The goal of the game is that after exactly one move to obtain the maximum number of ones. Write a program to solve the little game of Iahub.


Input

The first line of the input contains an integer n (1 ≤ n ≤ 100). In the second line of the input there are n integers: a1, a2, ..., an. It is guaranteed that each of those n values is either 0 or 1.


Output

Print an integer — the maximal number of 1s that can be obtained after exactly one move.


Sample test(s)



input
5 1 0 0 1 0


output
4


input
4 1 0 0 1


output
4


Note

In the first case, flip the segment from 2 to 5 (i = 2, j = 5). That flip changes the sequence, it becomes: [1 1 1 0 1]. So, it contains four ones. There is no way to make the whole sequence equal to [1 1 1 1 1].

In the second case, flipping only the second and the third element (i = 2, j = 3) will turn all numbers into 1.

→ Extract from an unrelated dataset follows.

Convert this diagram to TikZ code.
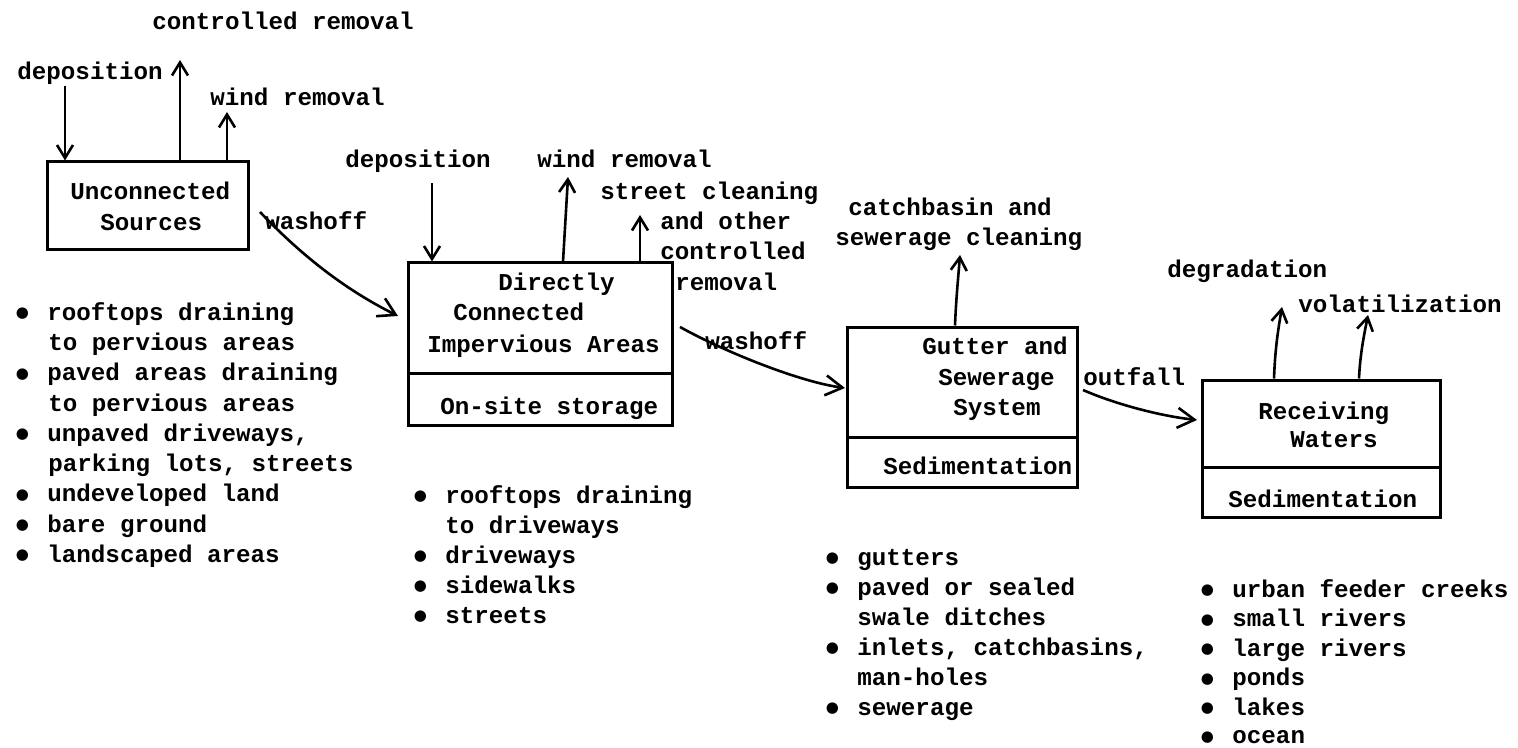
\documentclass[tikz,border=0pt]{standalone}
\usepackage{fontspec}
\newfontfamily\twfont{Liberation Mono}
\newfontfamily\bulfont{DejaVu Sans}
\usetikzlibrary{arrows.meta,fit}
\newcommand\mytt{\twfont\bfseries\fontsize{12.1}{15}\selectfont}
\newcommand\bul{\llap{\raisebox{1.3pt}{\makebox[0pt]{\bulfont\fontsize{7.5}{7.5}\selectfont ●}}\hspace{12.5pt}}}
\tikzset{
  lbl/.style={font=\mytt, anchor=west, inner sep=0pt, text height=7.2pt, text depth=0pt},
  box/.style={draw, line width=1.5pt, inner sep=0pt},
  arr/.style={line width=1.3pt, -{Straight Barb[length=6.5pt,width=8pt]}},
  bigarr/.style={line width=1.3pt, -{Straight Barb[length=8.5pt,width=10pt]}},
}
\begin{document}
\begin{tikzpicture}[x=0.5pt,y=-0.5pt]
\useasboundingbox (0,0) rectangle (1518,748);

% ---------- boxes ----------
\node[box, fit={(47,162) (248,250)}] (b1) {};
\node[box, fit={(408,263) (672,373)}] (b2) {};
\node[box, fit={(408,373) (672,425)}] (b2s) {};
\node[box, fit={(847,327) (1077,437)}] (b3) {};
\node[box, fit={(847,437) (1077,487)}] (b3s) {};
\node[box, fit={(1202,380) (1440,467)}] (b4) {};
\node[box, fit={(1202,467) (1440,517)}] (b4s) {};

% ---------- box texts ----------
\node[lbl] (t1a) at (70,192) {Unconnected};
\node[lbl] (t1b) at (100,223) {Sources};
\node[lbl] (t2a) at (498,283) {Directly};
\node[lbl] (t2b) at (453,313) {Connected};
\node[lbl] (t2c) at (427,345) {Impervious Areas};
\node[lbl] (t2d) at (440,407) {On-site storage};
\node[lbl] (t3a) at (922,347) {Gutter and};
\node[lbl] (t3b) at (938,378) {Sewerage};
\node[lbl] (t3c) at (953,408) {System};
\node[lbl] (t3d) at (883,467) {Sedimentation};
\node[lbl] (t4a) at (1258,412) {Receiving};
\node[lbl] (t4b) at (1290,440) {Waters};
\node[lbl] (t4c) at (1228,500) {Sedimentation};

% ---------- flow labels ----------
\node[lbl] (ctrl1) at (152,22) {controlled removal};
\node[lbl] (dep1) at (17,72) {deposition};
\node[lbl] (wind1) at (210,98) {wind removal};
\node[lbl] (wash1) at (265,222) {washoff};
\node[lbl] (dep2) at (345,160) {deposition};
\node[lbl] (wind2) at (537,160) {wind removal};
\node[lbl] (sc1) at (600,192) {street cleaning};
\node[lbl] (sc2) at (660,222) {and other};
\node[lbl] (sc3) at (660,252) {controlled};
\node[lbl] (sc4) at (675,283) {removal};
\node[lbl] (wash2) at (705,342) {washoff};
\node[lbl] (cb1) at (848,208) {catchbasin and};
\node[lbl] (cb2) at (835,238) {sewerage cleaning};
\node[lbl] (outf) at (1083,378) {outfall};
\node[lbl] (degr) at (1167,270) {degradation};
\node[lbl] (vola) at (1298,305) {volatilization};

% ---------- arrows ----------
\coordinate (d1) at (65,86);
\coordinate (cr1) at (180,60);
\coordinate (wr1) at (227,112);
\draw[arr] (d1) -- (d1 |- b1.north);
\draw[arr] (b1.north -| cr1) -- (cr1);
\draw[arr] (b1.north -| wr1) -- (wr1);

\coordinate (w1s) at (260,212);
\coordinate (w1e) at (398,316);
\draw[bigarr] (w1s) .. controls (305,259) and (348,291) .. (w1e);

\coordinate (d2) at (432,183);
\coordinate (wr2b) at (563,263);
\coordinate (wr2) at (568,177);
\coordinate (sc) at (640,215);
\draw[arr] (d2) -- (d2 |- b2.north);
\draw[arr] (b2.north -| wr2b) -- (wr2);
\draw[arr] (b2.north -| sc) -- (sc);

\coordinate (w2s) at (680,327);
\coordinate (w2e) at (845,388);
\draw[bigarr] (w2s) .. controls (725,352) and (800,382) .. (w2e);

\coordinate (cbb) at (955,327);
\coordinate (cbt) at (960,255);
\draw[arr] (b3.north -| cbb) .. controls (956,300) and (958,280) .. (cbt);

\coordinate (o1s) at (1083,390);
\coordinate (o1e) at (1197,420);
\draw[bigarr] (o1s) .. controls (1115,404) and (1160,416) .. (o1e);

\coordinate (dg) at (1282,307);
\coordinate (vl) at (1368,315);
\draw[arr] (b4.north -| 1274,0) .. controls (1275,350) and (1278,330) .. (dg);
\draw[arr] (b4.north -| 1359,0) .. controls (1360,355) and (1364,335) .. (vl);

% ---------- lists ----------
\node[lbl] (la1) at (47,313) {\bul rooftops draining};
\node[lbl] (la2) at (48,343) {to pervious areas};
\node[lbl] (la3) at (47,373.5) {\bul paved areas draining};
\node[lbl] (la4) at (48,404) {to pervious areas};
\node[lbl] (la5) at (47,434) {\bul unpaved driveways,};
\node[lbl] (la6) at (48,464) {parking lots, streets};
\node[lbl] (la7) at (47,494.5) {\bul undeveloped land};
\node[lbl] (la8) at (47,525) {\bul bare ground};
\node[lbl] (la9) at (47,555) {\bul landscaped areas};

\node[lbl] (lb1) at (445,496) {\bul rooftops draining};
\node[lbl] (lb2) at (445,526) {to driveways};
\node[lbl] (lb3) at (445,556) {\bul driveways};
\node[lbl] (lb4) at (445,586) {\bul sidewalks};
\node[lbl] (lb5) at (445,616) {\bul streets};

\node[lbl] (lc1) at (857,558) {\bul gutters};
\node[lbl] (lc2) at (857,588) {\bul paved or sealed};
\node[lbl] (lc3) at (857,618) {swale ditches};
\node[lbl] (lc4) at (857,648) {\bul inlets, catchbasins,};
\node[lbl] (lc5) at (857,678) {man-holes};
\node[lbl] (lc6) at (857,708) {\bul sewerage};

\node[lbl] (ld1) at (1232,590) {\bul urban feeder creeks};
\node[lbl] (ld2) at (1232,619.5) {\bul small rivers};
\node[lbl] (ld3) at (1232,649) {\bul large rivers};
\node[lbl] (ld4) at (1232,678.5) {\bul ponds};
\node[lbl] (ld5) at (1232,708) {\bul lakes};
\node[lbl] (ld6) at (1232,736.5) {\bul ocean};
\end{tikzpicture}
\end{document}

可以说是水题，一股脑遍历就行了 花了我近半个小时，一直超时，最后才发现memset这个函数是罪魁祸首 ⊙﹏⊙b汗........
代码很容易懂

代码如下：

#include <stdio.h>

#include <string.h>

int main()

{

 int n;

 while(scanf("%d",&n)==1)

 {

  int a[100],b[100],p=0;

  int count[10001]={0};

  int i,j,l,m,q;

 // memset(count,0,sizeof(count));

  for(l=0;l<n;l++)

   scanf("%d",&a[l]);

    for(i=0;i<=l;i++)  

 {  

  for(j=l;j>i;j--)

   {

    for(l=0;l<n;l++)  

    b[l]=a[l];  

   for(m=i;m<=j;m++)

     if(a[m]==1)     

  b[m]=0;  

    else if(a[m]==0)   

    b[m]=1;  

   for(q=0;q<n;q++)   

   if(b[q]==1)     

  count[p]++;     

 p++;  

  }  

 }

   int max,tmp;

   max=count[0];

   for(i=1;i<p;i++)  

   if(count[i]>max)

     max=count[i];

 

   printf("%d\n",max);

 }

 return 0;

}